■ **Task to complete**
Skip all pictures. Write out the data below from its first line through the line that contains "(0,0) rectangle (487,400);".
※ ※ ※
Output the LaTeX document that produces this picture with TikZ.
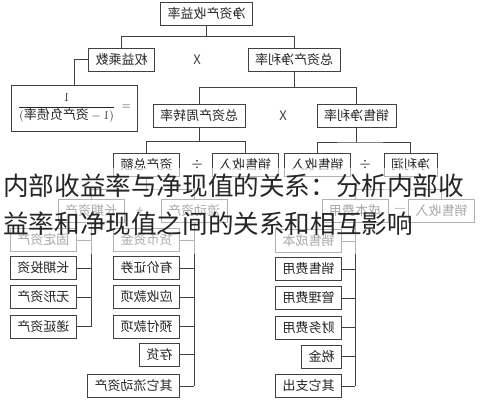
\documentclass[tikz,border=0pt]{standalone}
\usepackage{fontspec}
\usepackage{graphicx}
\newfontfamily\cjk{Noto Sans CJK SC}
\newcommand{\mir}[1]{\reflectbox{#1}}
\usetikzlibrary{positioning}

\begin{document}
\begin{tikzpicture}[
        x=1pt, y=-1pt,
        item/.style={rectangle, draw=black!75, line width=1pt, fill=white, text=black!85, font=\cjk\fontsize{13}{15}\selectfont, inner xsep=7pt, inner ysep=2pt, minimum height=23pt, text centered},
        op/.style={font=\cjk\fontsize{13}{15}\selectfont, text=black!75},
        link/.style={draw=black!75, line width=1pt},
        title/.style={anchor=base west, inner sep=0pt, text=black!85, font=\cjk\fontsize{25.6}{30}\selectfont}
    ]
    \useasboundingbox (0,0) rectangle (487,400);

    % top levels
    \node[item] (roe) at (206.5,13.5) {\mir{净资产收益率}};
    \node[item] (em) at (121.5,59.5) {\mir{权益乘数}};
    \node[item] (roa) at (294,59.5) {\mir{总资产净利率}};
    \node[op] (x1) at (197,60) {X};
    \node[item, minimum width=121pt, minimum height=46pt] (lev) at (74.5,108) {\mir{$\displaystyle =\;\frac{1}{(1-\mbox{资产负债率})}$}};
    \node[item] (tat) at (199,115.5) {\mir{总资产周转率}};
    \node[item] (npm) at (356.5,116) {\mir{销售净利率}};
    \node[op] (x2) at (283,116) {X};

    % third level
    \node[item] (ta) at (146.5,165) {\mir{资产总额}};
    \node[op] (d1) at (197,165) {÷};
    \node[item] (rev1) at (245,165) {\mir{销售收入}};
    \node[item] (rev2) at (317.5,165) {\mir{销售收入}};
    \node[op] (d2) at (365,165) {÷};
    \node[item] (np) at (410.5,165) {\mir{净利润}};

    % fourth level
    \node[item] (lta) at (91,211) {\mir{长期资产}};
    \node[op] (plus) at (140,211) {+};
    \node[item] (ca) at (194,211) {\mir{流动资产}};
    \node[item] (cost) at (355,211) {\mir{成本费用}};
    \node[op] (minus) at (400,210) {—};
    \node[item] (rev3) at (441.5,211) {\mir{销售收入}};

    % columns
    \node[item, anchor=east] (fa) at (77,240) {\mir{固定资产}};
    \node[item, anchor=east] (li) at (77,268) {\mir{长期投资}};
    \node[item, anchor=east] (ia) at (77,297) {\mir{无形资产}};
    \node[item, anchor=east] (da) at (77,326.5) {\mir{递延资产}};

    \node[item, anchor=east] (cash) at (180,240) {\mir{货币资金}};
    \node[item, anchor=east] (sec) at (180,268) {\mir{有价证券}};
    \node[item, anchor=east] (ar) at (180,297) {\mir{应收款项}};
    \node[item, anchor=east] (pre) at (180,326.5) {\mir{预付款项}};
    \node[item, anchor=east] (inv) at (180,354.5) {\mir{存货}};
    \node[item, anchor=east] (oca) at (180,386) {\mir{其它流动资产}};

    \node[item, anchor=east] (cogs) at (342,241) {\mir{销售成本}};
    \node[item, anchor=east] (sell) at (342,269) {\mir{销售费用}};
    \node[item, anchor=east] (adm) at (342,298) {\mir{管理费用}};
    \node[item, anchor=east] (fin) at (342,327.5) {\mir{财务费用}};
    \node[item, anchor=east] (tax) at (342,356.5) {\mir{税金}};
    \node[item, anchor=east] (oth) at (342,386) {\mir{其它支出}};

    % tree links
    \draw[link] (roe.south) -- ++(0,11) coordinate (j1);
    \draw[link] (em.north) |- (j1) -| (roa.north);
    \draw[link] (em.west) -| (lev.north);
    \draw[link] (roa.south) -- ++(0,16) coordinate (j2);
    \draw[link] (tat.north) |- (j2) -| (npm.north);
    \draw[link] (tat.south) -- ++(0,14) coordinate (j3);
    \draw[link] (ta.north) |- (j3) -| (rev1.north);
    \draw[link] (npm.south) -- ++(0,14) coordinate (j4);
    \draw[link] (rev2.north) |- (j4) -| (np.north);
    \draw[link] (ta.south) -- ++(0,12) coordinate (j5);
    \draw[link] (lta.north) |- (j5) -| (ca.north);
    \draw[link] (np.south) -- ++(0,12) coordinate (j6);
    \draw[link] (cost.north) |- (j6) -| (rev3.north);

    % column links
    \draw[link] (lta.south) -- (lta.south |- da.east);
    \foreach \n in {fa,li,ia,da}
        \draw[link] (\n.east) -- (\n.east -| lta.south);
    \draw[link] (ca.south) -- (ca.south |- oca.east);
    \foreach \n in {cash,sec,ar,pre,inv,oca}
        \draw[link] (\n.east) -- (\n.east -| ca.south);
    \draw[link] (cost.south) -- (cost.south |- oth.east);
    \foreach \n in {cogs,sell,adm,fin,tax,oth}
        \draw[link] (\n.east) -- (\n.east -| cost.south);

    % caption laid over the chart
    \fill[white, opacity=0.6] (0,168) rectangle (487,254);
    \node[title] (cap1) at (3,195) {内部收益率与净现值的关系：分析内部收};
    \node[title] (cap2) at (3,233) {益率和净现值之间的关系和相互影响};
\end{tikzpicture}
\end{document}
※ ※ ※
■ **Exercise result**
Output the LaTeX document that produces this picture with TikZ.
\documentclass[tikz,border=0pt]{standalone}
\usepackage{fontspec}
\usepackage{graphicx}
\newfontfamily\cjk{Noto Sans CJK SC}
\newcommand{\mir}[1]{\reflectbox{#1}}
\usetikzlibrary{positioning}

\begin{document}
\begin{tikzpicture}[
        x=1pt, y=-1pt,
        item/.style={rectangle, draw=black!75, line width=1pt, fill=white, text=black!85, font=\cjk\fontsize{13}{15}\selectfont, inner xsep=7pt, inner ysep=2pt, minimum height=23pt, text centered},
        op/.style={font=\cjk\fontsize{13}{15}\selectfont, text=black!75},
        link/.style={draw=black!75, line width=1pt},
        title/.style={anchor=base west, inner sep=0pt, text=black!85, font=\cjk\fontsize{25.6}{30}\selectfont}
    ]
    \useasboundingbox (0,0) rectangle (487,400);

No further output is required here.